Theorem 11.2 The sum \(S_n\) of the first \(n\) terms of a GP with the first term \(a\) and the common ratio \(r\) is given by \[ \boxed{S_n = a\cdot \frac{1-r^n}{1-r}} \] In particular, if \(-1<r<1\), then the sum \(S_\infty\) of all (infinitely many) terms is \(S_\infty = a\cdot\dfrac{1}{1-r}\). (The sum of an infinite GP is also called geometric series.)
Proof (non–examinable):
\[\begin{align*}
(1-r)S_n &= (1-r)(a+ar+\dots+ar^{n-1})\\
&= (a+ar+\dots+ar^{n-1}) - (ar + ar^2 +\dots +ar^n) \\
&= a-ar^n = a(1-r^n) \qquad\text{(everything else cancels)}
\end{align*}\]
Thus \(S_n = a\frac{1-r^n}{1-r}\).
Now if \(-1<r<1\), then \(\lim_{n\to\infty}r^n=0\).

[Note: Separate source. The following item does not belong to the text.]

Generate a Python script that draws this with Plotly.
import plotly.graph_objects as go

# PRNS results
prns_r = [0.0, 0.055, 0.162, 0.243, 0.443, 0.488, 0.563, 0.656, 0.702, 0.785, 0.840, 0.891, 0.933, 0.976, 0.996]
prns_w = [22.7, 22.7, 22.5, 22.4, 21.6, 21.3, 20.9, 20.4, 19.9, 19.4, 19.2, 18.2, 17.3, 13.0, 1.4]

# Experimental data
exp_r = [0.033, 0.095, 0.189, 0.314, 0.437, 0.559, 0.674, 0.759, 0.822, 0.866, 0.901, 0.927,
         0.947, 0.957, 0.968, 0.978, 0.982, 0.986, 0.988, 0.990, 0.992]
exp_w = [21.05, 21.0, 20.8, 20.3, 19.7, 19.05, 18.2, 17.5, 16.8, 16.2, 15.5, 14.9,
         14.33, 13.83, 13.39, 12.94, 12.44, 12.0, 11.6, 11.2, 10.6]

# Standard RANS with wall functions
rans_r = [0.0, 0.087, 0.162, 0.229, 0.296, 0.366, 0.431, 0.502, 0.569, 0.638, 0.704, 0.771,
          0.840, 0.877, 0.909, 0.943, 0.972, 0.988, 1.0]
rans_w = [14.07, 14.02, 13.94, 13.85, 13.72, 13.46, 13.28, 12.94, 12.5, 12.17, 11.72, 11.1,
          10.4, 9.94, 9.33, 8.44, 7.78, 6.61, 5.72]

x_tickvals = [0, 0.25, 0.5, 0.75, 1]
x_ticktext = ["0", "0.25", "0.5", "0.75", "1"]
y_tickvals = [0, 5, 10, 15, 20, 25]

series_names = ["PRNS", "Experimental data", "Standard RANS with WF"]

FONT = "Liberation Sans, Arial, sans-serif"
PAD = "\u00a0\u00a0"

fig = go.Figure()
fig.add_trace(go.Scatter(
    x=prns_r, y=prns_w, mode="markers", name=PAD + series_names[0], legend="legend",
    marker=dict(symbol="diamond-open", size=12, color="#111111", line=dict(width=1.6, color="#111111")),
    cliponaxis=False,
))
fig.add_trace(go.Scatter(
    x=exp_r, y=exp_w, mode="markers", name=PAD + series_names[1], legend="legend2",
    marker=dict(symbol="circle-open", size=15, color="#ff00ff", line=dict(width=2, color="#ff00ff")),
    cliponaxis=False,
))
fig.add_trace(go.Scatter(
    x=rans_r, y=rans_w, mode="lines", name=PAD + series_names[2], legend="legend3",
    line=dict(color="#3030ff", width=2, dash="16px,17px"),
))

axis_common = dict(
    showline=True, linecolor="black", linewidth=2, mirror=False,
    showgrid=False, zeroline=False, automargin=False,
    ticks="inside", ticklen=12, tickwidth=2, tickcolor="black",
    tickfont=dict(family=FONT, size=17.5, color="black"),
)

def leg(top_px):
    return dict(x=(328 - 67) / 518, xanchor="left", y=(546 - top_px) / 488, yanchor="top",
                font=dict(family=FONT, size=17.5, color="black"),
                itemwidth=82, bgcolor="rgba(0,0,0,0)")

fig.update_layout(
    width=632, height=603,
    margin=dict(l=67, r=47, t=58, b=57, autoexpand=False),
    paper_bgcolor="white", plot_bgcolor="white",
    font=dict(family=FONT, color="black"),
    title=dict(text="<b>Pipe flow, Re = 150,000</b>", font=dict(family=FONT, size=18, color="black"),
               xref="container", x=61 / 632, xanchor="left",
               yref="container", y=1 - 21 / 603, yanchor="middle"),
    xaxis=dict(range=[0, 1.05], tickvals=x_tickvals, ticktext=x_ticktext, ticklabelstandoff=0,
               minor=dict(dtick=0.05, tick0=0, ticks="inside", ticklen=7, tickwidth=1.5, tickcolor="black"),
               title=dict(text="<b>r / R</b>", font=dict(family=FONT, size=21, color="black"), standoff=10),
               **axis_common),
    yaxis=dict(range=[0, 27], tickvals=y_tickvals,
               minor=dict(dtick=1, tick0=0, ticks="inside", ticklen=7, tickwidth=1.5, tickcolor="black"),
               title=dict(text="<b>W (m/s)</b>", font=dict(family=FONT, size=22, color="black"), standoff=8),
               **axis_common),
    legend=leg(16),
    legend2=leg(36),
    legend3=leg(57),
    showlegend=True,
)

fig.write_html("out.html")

So \(S_\infty=\lim_{n\to\infty}S_n = a\frac{1}{1-r}\).
Example 11.4 Determine the sum \(S_7\) of the first \(7\) terms of the geometric progession \(4,-8,16,\dots\)

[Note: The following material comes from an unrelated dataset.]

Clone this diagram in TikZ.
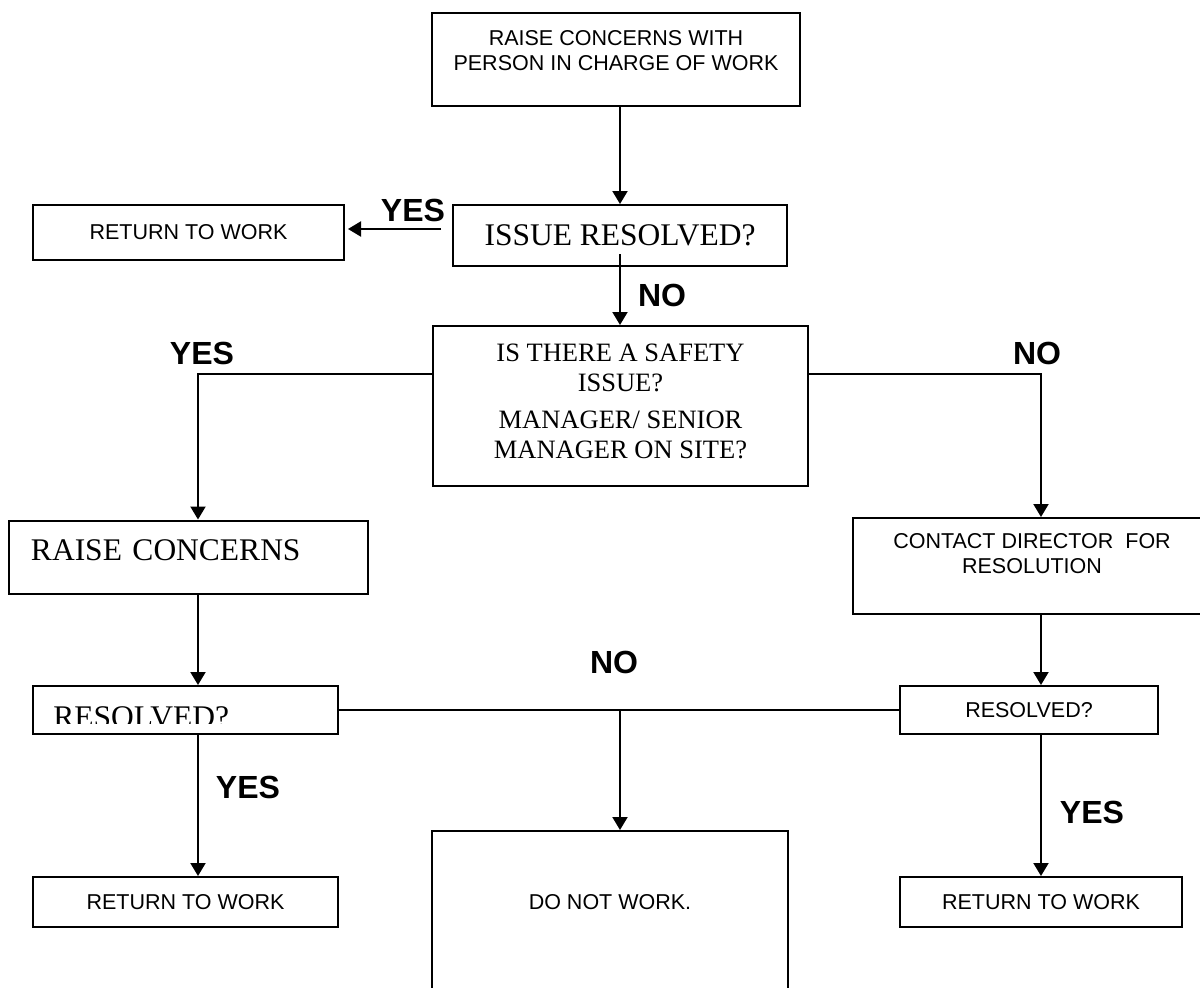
\documentclass[tikz,border=0pt]{standalone}
\usepackage{fontspec}
\setmainfont{Liberation Serif}
\setsansfont{Liberation Sans}
\usetikzlibrary{arrows.meta}

\begin{document}
\begin{tikzpicture}[x = 0.5pt, y = -0.5pt,
    box/.style = {draw, line width = 1pt, align = center},
    arial/.style = {font = \sffamily\fontsize{10.75}{12.5}\selectfont},
    times/.style = {font = \rmfamily\fontsize{15.75}{18}\selectfont},
    lbl/.style = {font = \sffamily\bfseries\fontsize{16}{18}\selectfont},
    arr/.style = {line width = 1pt, -{Triangle[width = 7.5pt, length = 6.5pt]}},
    ln/.style = {line width = 1pt}]
          \useasboundingbox (0,0) rectangle (1200,987);
          \coordinate (lcol) at (198,0);
          \coordinate (mcol) at (620,0);
          \coordinate (rcol) at (1041,0);
          \coordinate (yesfrom) at (441,229);

          \node[box, arial, minimum width = 184pt, minimum height = 46.5pt] (concern) at (616,59.5)
              {RAISE CONCERNS WITH\\PERSON IN CHARGE OF WORK\\[-3.5pt]~};
          \node[box, times, minimum width = 167pt, minimum height = 30.5pt] (issue) at (620,235.5) {ISSUE RESOLVED?};
          \node[box, arial, minimum width = 155.5pt, minimum height = 27.5pt] (ret1) at (188.5,232.5) {RETURN TO WORK};
          \node[box, font = \rmfamily\fontsize{13.25}{15}\selectfont, minimum width = 187.5pt, minimum height = 80pt] (safety) at (620.5,406)
              {IS THERE A SAFETY\\ISSUE?\\[3.5pt]MANAGER/ SENIOR\\MANAGER ON SITE?\\[-10.5pt]~};
          \node[box, times, align = left, text width = 157.5pt, inner xsep = 11pt, inner ysep = 0pt,
                text height = 20pt, text depth = 16.5pt] (raisec) at (188.5,557) {RAISE CONCERNS};
          \node[box, arial, minimum width = 179pt, minimum height = 48pt] (contact) at (1032,566)
              {CONTACT DIRECTOR\ \ FOR\\RESOLUTION\\~};

          % resolved? boxes
          \node[box, minimum width = 152.5pt, minimum height = 24pt] (res1) at (185.5,710) {};
          \begin{scope}
            \clip (33,686) rectangle (338,723);
            \node[times, anchor = base west, inner sep = 0pt] (res1txt) at (53,727) {RESOLVED?};
          \end{scope}
          \node[box, arial, minimum width = 129pt, minimum height = 24pt] (res2) at (1029,710) {RESOLVED?};

          \node[box, arial, minimum width = 152.5pt, minimum height = 25pt] (ret2) at (185.5,902) {RETURN TO WORK};
          \node[box, arial, minimum width = 141pt, minimum height = 25pt] (ret3) at (1041,902) {RETURN TO WORK};
          \node[box, arial, minimum width = 178pt, inner ysep = 0pt, text height = 39.25pt, text depth = 60pt,
                anchor = base] (dnw) at (610,909.5) {DO NOT WORK.};

          \node[lbl] (yes1) at (413,210) {YES};
          \node[lbl] (no1) at (662,295) {NO};
          \node[lbl] (yes2) at (202,353) {YES};
          \node[lbl] (no2) at (1037,353) {NO};
          \node[lbl] (no3) at (614,662) {NO};
          \node[lbl] (yes3) at (248,787) {YES};
          \node[lbl] (yes4) at (1092,812) {YES};

          \draw[arr] (mcol |- concern.south) -- (mcol |- issue.north);
          \draw[arr, shorten > = 1.5pt] (yesfrom) -- (yesfrom -| ret1.east);
          \draw[arr] ([yshift = 6.5pt]issue.south) -- (mcol |- safety.north);
          \draw[arr] ([yshift = 16pt]safety.west) -| (lcol |- raisec.north);
          \draw[arr] ([yshift = 16pt]safety.east) -| (rcol |- contact.north);
          \draw[arr] (lcol |- raisec.south) -- (lcol |- res1.north);
          \draw[arr] (lcol |- res1.south) -- (lcol |- ret2.north);
          \draw[arr] (rcol |- contact.south) -- (rcol |- res2.north);
          \draw[arr] (rcol |- res2.south) -- (rcol |- ret3.north);
          \draw[ln] (res1.east) -- (res2.west);
          \draw[arr] (mcol |- res1.east) -- (mcol |- dnw.north);
        \end{tikzpicture}
\end{document}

Solution. \(a=4\), \(r=-2\), \(n=7\)
\(\implies\) \(S_7=4\dfrac{1-(-2)^7}{1-(-2)}=4\cdot\dfrac{129}3 = 172\).
Example 11.5 A GP is given by \(\dfrac14,\dfrac1{16},\dfrac1{64},\dots\). Determine \(S_\infty\).
Solution. \(a=\frac14\), \(r=\frac14\)
\(\implies\) \(S_\infty = \dfrac{1}{4}\cdot\dfrac{1}{1-\frac14}= \dfrac{1}{4}\cdot\dfrac{1}{\frac{3}{4}}=\dfrac{1}{3}\).